Protesters have stormed the border fence, set it on fire with burning tires and ripped apart pieces of the structure with wire cutters. They have hurled firebombs and stones toward soldiers and sent flaming kites over the border to set Israeli agricultural fields on fire. One Israeli soldier has been wounded.
The army on Tuesday released a video that appeared to show protesters detonating several explosions near the border. It also said its forces had killed a squad of Hamas gunmen who opened fire at troops.
Lt. Col. Jonathan Conricus, a military spokesman, said 14 of those killed Monday were actively involved in carrying out attacks.
Israel's greatest fear is that Hamas will stage a mass breach of the fence and enter nearby Israeli communities to kidnap or kill Israelis.

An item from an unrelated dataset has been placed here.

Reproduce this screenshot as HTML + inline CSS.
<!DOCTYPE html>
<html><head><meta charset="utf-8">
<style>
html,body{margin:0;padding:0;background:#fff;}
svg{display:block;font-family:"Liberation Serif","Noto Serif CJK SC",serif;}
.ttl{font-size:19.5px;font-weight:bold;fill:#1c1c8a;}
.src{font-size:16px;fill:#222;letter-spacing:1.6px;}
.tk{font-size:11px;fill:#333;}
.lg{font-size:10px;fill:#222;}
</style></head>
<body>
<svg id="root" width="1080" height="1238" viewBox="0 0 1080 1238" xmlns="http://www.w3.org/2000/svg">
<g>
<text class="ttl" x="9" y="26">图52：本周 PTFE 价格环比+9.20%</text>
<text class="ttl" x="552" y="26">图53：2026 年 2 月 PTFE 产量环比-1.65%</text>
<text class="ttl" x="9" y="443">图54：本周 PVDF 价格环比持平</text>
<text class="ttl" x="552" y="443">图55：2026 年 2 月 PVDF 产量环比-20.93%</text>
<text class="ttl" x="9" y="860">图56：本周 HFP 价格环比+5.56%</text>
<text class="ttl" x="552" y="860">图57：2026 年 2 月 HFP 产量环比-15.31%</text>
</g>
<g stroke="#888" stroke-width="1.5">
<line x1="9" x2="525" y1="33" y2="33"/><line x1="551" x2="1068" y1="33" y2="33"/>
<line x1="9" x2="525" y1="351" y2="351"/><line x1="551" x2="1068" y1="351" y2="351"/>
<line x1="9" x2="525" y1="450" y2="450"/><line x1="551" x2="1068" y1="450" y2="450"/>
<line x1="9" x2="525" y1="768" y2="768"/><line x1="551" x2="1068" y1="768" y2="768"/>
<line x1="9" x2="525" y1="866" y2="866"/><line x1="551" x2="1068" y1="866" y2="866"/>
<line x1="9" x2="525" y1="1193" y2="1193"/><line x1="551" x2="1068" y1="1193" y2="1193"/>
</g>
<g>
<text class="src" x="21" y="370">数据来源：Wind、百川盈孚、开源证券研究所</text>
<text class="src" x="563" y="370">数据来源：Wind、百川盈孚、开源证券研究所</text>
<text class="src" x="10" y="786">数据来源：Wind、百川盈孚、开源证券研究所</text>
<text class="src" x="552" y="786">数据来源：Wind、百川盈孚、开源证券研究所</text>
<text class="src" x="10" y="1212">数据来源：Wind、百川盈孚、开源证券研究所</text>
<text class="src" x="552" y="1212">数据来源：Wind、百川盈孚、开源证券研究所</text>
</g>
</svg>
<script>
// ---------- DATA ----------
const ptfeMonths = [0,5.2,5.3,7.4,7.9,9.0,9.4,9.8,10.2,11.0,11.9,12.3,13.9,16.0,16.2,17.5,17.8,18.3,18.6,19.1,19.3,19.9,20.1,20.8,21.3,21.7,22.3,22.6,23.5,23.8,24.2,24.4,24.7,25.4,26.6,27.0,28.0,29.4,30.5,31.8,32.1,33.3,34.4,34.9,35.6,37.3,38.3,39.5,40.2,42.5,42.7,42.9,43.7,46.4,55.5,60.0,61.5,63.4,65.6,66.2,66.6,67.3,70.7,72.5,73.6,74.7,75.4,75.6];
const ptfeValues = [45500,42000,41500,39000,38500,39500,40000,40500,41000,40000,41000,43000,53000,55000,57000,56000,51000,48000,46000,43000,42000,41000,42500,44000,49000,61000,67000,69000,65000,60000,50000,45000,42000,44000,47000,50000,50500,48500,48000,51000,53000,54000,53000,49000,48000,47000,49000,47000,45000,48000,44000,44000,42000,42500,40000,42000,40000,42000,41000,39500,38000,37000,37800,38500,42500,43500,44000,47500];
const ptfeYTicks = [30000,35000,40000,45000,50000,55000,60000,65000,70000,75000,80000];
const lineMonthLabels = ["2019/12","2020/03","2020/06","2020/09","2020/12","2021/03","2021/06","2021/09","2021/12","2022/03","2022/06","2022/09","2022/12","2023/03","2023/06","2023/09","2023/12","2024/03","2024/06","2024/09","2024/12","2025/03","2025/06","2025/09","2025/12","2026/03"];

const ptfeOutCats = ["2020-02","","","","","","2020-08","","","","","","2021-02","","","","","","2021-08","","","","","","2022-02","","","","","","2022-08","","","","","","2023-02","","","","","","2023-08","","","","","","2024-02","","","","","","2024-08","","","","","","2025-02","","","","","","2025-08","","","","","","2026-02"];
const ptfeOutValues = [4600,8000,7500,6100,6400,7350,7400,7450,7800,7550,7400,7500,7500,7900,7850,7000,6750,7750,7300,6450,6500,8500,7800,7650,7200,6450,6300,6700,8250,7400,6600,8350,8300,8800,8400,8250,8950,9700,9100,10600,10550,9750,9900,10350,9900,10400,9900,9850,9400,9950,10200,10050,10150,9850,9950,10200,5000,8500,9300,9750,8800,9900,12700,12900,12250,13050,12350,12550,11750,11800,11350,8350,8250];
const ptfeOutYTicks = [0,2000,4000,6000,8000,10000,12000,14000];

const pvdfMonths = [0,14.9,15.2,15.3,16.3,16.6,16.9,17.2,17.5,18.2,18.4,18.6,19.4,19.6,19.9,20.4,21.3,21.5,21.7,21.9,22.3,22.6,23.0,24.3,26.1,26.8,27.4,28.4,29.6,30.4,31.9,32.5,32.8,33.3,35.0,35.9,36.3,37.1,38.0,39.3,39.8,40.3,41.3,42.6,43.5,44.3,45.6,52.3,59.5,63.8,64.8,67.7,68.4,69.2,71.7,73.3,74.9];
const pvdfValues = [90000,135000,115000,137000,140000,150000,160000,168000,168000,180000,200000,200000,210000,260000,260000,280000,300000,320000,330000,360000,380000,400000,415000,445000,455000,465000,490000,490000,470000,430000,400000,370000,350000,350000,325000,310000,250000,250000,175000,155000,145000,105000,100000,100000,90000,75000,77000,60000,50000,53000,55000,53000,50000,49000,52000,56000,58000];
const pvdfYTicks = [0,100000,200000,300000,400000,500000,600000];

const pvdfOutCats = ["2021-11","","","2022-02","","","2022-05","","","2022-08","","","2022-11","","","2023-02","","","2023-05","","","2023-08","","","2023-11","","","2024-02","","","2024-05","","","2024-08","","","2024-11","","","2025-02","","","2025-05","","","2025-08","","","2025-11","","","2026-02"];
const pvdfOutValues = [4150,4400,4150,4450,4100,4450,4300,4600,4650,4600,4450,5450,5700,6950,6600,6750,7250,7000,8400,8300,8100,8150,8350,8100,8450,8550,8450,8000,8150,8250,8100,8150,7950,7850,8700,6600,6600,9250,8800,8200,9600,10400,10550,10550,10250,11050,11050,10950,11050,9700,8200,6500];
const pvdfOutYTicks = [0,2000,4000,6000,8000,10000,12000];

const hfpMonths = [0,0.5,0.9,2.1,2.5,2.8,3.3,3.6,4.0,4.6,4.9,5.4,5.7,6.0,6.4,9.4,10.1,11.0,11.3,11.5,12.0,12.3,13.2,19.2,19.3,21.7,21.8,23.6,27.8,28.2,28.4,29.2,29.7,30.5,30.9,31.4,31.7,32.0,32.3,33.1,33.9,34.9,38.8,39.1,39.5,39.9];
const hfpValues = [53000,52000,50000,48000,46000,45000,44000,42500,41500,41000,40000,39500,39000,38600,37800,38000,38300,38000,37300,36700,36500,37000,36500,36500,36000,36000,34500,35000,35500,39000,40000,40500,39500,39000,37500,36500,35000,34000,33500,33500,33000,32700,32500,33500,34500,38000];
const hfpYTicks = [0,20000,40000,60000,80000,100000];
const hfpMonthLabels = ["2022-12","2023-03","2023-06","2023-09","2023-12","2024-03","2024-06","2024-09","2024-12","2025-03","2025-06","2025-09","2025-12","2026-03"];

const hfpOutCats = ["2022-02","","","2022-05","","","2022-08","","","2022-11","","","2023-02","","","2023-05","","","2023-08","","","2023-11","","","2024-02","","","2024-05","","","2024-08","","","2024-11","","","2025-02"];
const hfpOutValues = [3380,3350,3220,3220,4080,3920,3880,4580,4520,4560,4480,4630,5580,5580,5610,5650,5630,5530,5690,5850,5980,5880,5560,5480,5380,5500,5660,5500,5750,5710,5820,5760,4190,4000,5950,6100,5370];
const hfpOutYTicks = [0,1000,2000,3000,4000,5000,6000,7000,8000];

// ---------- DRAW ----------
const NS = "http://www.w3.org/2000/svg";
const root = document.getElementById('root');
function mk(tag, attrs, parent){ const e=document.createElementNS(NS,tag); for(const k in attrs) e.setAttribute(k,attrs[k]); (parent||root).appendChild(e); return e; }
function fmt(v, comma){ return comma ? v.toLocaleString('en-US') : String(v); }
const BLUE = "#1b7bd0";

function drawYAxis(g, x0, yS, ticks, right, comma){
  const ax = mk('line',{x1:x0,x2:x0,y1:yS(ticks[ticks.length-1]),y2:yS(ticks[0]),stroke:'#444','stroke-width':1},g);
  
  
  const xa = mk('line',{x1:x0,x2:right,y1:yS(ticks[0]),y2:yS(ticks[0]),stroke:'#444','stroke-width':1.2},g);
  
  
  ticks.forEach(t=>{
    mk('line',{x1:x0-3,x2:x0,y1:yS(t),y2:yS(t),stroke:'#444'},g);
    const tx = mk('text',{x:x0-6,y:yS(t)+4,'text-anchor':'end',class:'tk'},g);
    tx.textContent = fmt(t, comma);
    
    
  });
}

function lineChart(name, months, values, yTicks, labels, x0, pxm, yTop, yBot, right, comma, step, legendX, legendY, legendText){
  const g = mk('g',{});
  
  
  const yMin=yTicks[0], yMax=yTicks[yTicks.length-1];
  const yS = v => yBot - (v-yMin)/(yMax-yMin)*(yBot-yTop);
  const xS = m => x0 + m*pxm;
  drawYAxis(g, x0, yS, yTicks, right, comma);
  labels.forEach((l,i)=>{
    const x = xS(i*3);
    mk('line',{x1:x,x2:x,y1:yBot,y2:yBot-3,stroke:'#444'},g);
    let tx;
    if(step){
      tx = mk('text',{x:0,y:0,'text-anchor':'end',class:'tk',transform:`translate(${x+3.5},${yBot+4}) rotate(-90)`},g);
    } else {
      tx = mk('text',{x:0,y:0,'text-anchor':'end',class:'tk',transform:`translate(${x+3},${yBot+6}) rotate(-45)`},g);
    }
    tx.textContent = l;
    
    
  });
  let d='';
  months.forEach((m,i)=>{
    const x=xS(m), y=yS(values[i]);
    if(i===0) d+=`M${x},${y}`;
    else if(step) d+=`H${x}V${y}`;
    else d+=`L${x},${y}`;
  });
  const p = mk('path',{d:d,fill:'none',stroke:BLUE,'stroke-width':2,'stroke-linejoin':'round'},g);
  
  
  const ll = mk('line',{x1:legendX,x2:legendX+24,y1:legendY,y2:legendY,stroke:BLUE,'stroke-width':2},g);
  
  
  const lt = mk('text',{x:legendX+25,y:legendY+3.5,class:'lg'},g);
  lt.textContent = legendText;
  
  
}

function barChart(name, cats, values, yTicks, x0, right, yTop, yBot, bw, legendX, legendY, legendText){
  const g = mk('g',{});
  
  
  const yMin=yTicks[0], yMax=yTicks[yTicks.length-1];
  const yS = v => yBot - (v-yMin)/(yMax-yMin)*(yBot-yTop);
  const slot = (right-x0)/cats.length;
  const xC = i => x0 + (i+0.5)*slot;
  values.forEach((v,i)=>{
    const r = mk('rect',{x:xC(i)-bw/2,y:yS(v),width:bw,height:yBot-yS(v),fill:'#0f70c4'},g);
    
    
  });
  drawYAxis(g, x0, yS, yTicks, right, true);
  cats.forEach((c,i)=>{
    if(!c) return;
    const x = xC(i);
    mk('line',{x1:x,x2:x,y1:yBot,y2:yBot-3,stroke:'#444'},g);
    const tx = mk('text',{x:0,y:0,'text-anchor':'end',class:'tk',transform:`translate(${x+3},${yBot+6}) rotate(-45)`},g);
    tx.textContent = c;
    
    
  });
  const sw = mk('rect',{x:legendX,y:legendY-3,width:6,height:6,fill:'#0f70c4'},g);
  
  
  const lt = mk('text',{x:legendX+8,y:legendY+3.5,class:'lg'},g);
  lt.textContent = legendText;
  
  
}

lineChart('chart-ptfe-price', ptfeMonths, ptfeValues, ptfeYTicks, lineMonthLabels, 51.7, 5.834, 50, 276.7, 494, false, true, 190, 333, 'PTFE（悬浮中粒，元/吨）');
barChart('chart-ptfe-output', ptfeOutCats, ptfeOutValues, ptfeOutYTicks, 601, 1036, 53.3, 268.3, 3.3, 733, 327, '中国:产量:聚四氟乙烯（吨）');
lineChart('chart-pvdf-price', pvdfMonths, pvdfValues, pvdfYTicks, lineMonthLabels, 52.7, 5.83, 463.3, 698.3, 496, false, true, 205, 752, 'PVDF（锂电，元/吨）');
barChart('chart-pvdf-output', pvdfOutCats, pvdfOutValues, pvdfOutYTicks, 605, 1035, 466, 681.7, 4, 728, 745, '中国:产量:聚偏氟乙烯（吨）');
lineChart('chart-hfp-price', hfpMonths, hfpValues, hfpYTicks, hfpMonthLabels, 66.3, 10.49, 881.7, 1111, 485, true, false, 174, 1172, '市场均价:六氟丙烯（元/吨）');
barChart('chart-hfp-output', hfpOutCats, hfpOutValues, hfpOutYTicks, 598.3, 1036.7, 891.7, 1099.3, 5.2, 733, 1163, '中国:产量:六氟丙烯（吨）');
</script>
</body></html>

Such concerns are not unfounded. In 2006, Hamas-linked militants tunneled into Israel and captured a soldier, holding him for five years until he was freed in a prisoner swap.
Hamas also infiltrated into Israel through tunnels during the 2014 war, killing at least six Israeli soldiers, according to Israel's Foreign Ministry. Since the war, Israel has uncovered and destroyed several additional tunnels.
Hamas leader Yehiyeh Sinwar, who was released in the 2011 prisoner swap, has hinted that a border breach is possible.
"We have no choice," Conricus said. "There's no way we have the leniency or the flexibility to allow rioters to tear down the fence, for terrorists to come through following those rioters and get into Israel and terrorize Israeli civilians."